Here's how the algorithm would work step-by-step:

  1. First, count the total number of available cables. If we don't have enough cables to connect all computers into one network, it's impossible to connect them all, and we can stop.
  2. Next, imagine each computer as a member of a group. Initially, each computer is in its own separate group.
  3. We then go through the existing cables. Each cable connects two computers, so if those two computers are in different groups, we merge those groups into one. This represents connecting the computers.
  4. After processing all the cables, we count how many separate groups are left. Each separate group represents a disconnected part of the network.
  5. The number of operations we need is one less than the number of disconnected groups.
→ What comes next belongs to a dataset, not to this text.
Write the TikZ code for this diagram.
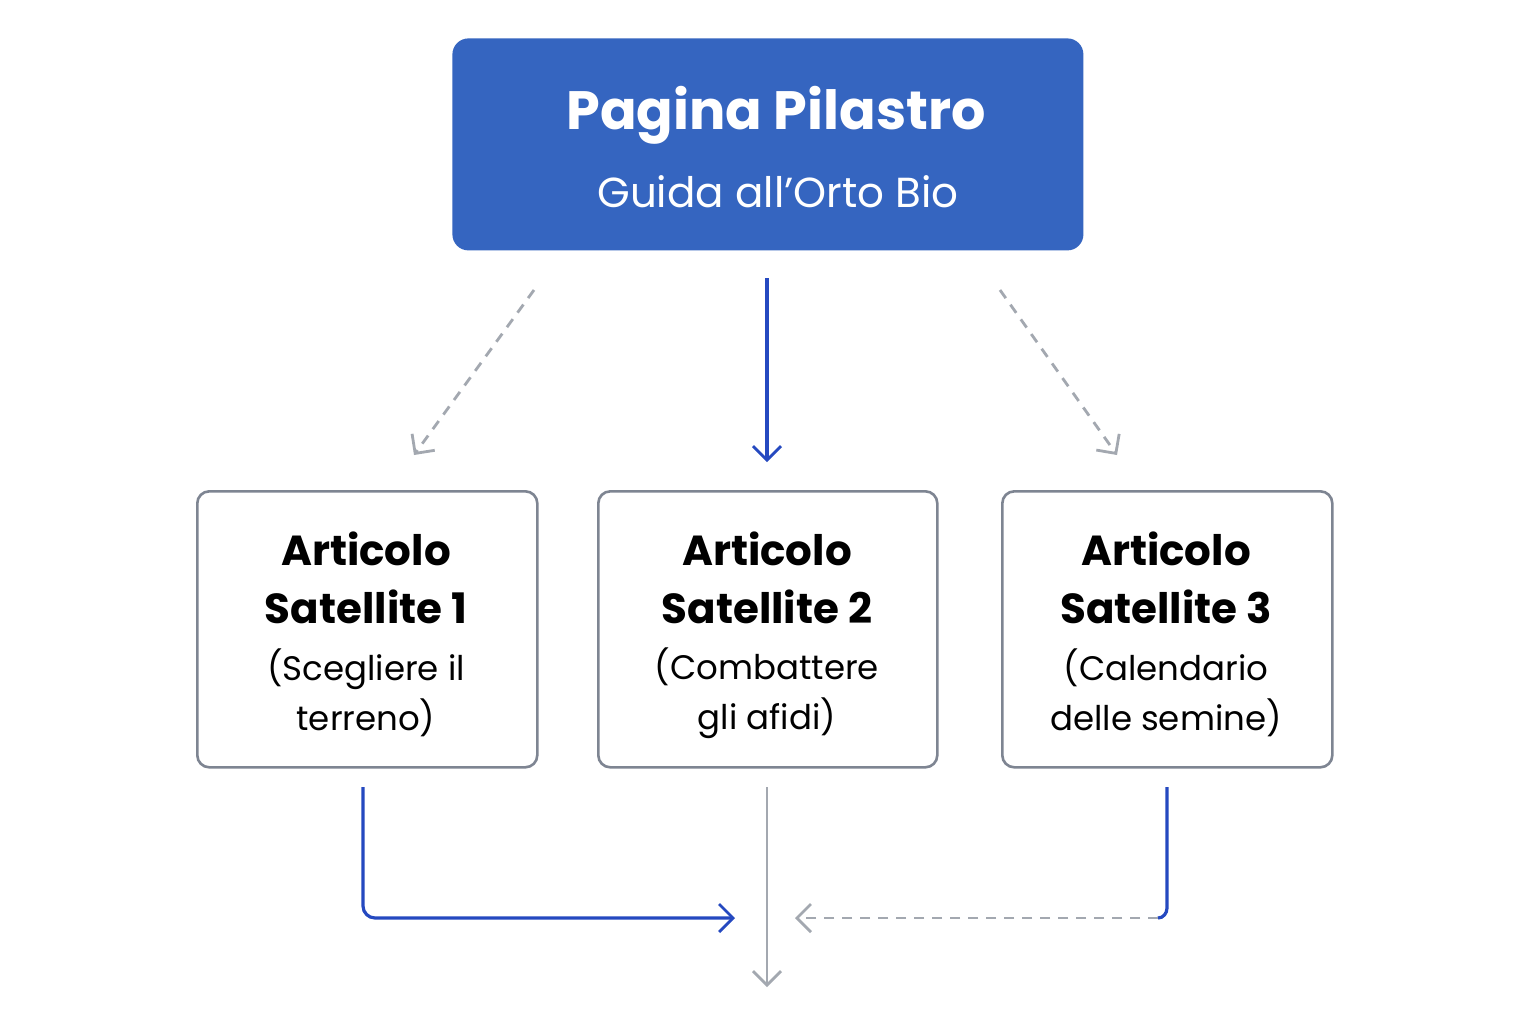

This is because we need that many extra cables to link all the groups together into a single, connected network.

Code Implementation

def number_of_operations_to_make_network_connected(number_of_nodes, connections):
    number_of_cables = len(connections)

    if number_of_cables < number_of_nodes - 1:
        return -1

    parent = list(range(number_of_nodes))

    def find(node_id):
        if parent[node_id] != node_id:
            parent[node_id] = find(parent[node_id])
        return parent[node_id]

    def union(node_id_one, node_id_two):
        root_one = find(node_id_one)
        root_two = find(node_id_two)
        if root_one != root_two:
            parent[root_one] = root_two
            return True
        return False

    # Iterate through each connection to attempt union operations.
    for node_id_one, node_id_two in connections:
        union(node_id_one, node_id_two)

    number_of_connected_components = 0
    # Count the number of distinct connected components
    for node_id in range(number_of_nodes):
        if parent[node_id] == node_id:

            number_of_connected_components += 1

    # Need one less cable than the number of components to connect
    return number_of_connected_components - 1

Big(O) Analysis

Time Complexity
O(n + m)The algorithm iterates through all n computers, initially assigning each to its own group which takes O(n) time. It then iterates through m cables. For each cable, it performs a find operation to determine the group of each connected computer and potentially a union operation to merge the groups if they are different. Assuming the find and union operations are nearly constant time using techniques like path compression and union by rank in a disjoint set data structure, the overall time complexity is dominated by iterating through the cables. Therefore, the algorithm runs in O(n + m) time.
Space Complexity
O(N)The primary auxiliary space is used by the group representation, which effectively keeps track of which computer belongs to which connected component. In the worst case, this requires storing a group identifier for each of the N computers. Therefore, the auxiliary space is proportional to the number of computers, resulting in O(N) space complexity.

Edge Cases

CaseHow to Handle
Null or empty connections arrayIf the connections array is null or empty, check if n > 1; if so return -1, otherwise 0.
n is 1 (single computer)If n is 1, no connections are needed, so return 0 regardless of the connections array.
Insufficient number of connections to connect all computers.If the number of connections is less than n - 1, return -1 indicating it's impossible to connect all computers.
Excessive number of redundant connections (cycles present).The solution should correctly identify connected components and calculate redundant edges based on connected components.
Large n (number of computers) causing potential stack overflow with recursive DFS.Use iterative DFS or Union Find to avoid potential stack overflow for large input sizes.
Input contains duplicate connections between same computers ([u, v] and [v, u] considered same).Union Find handles duplicate connections correctly by only considering the connection once.
Inputs with all computers already connected in one component.The algorithm should detect this and return 0 indicating no operations are needed.
Integer overflow possibility when calculating connections count or redundant cablesUse 64 bit integer types or guard against potential overflows in calculations.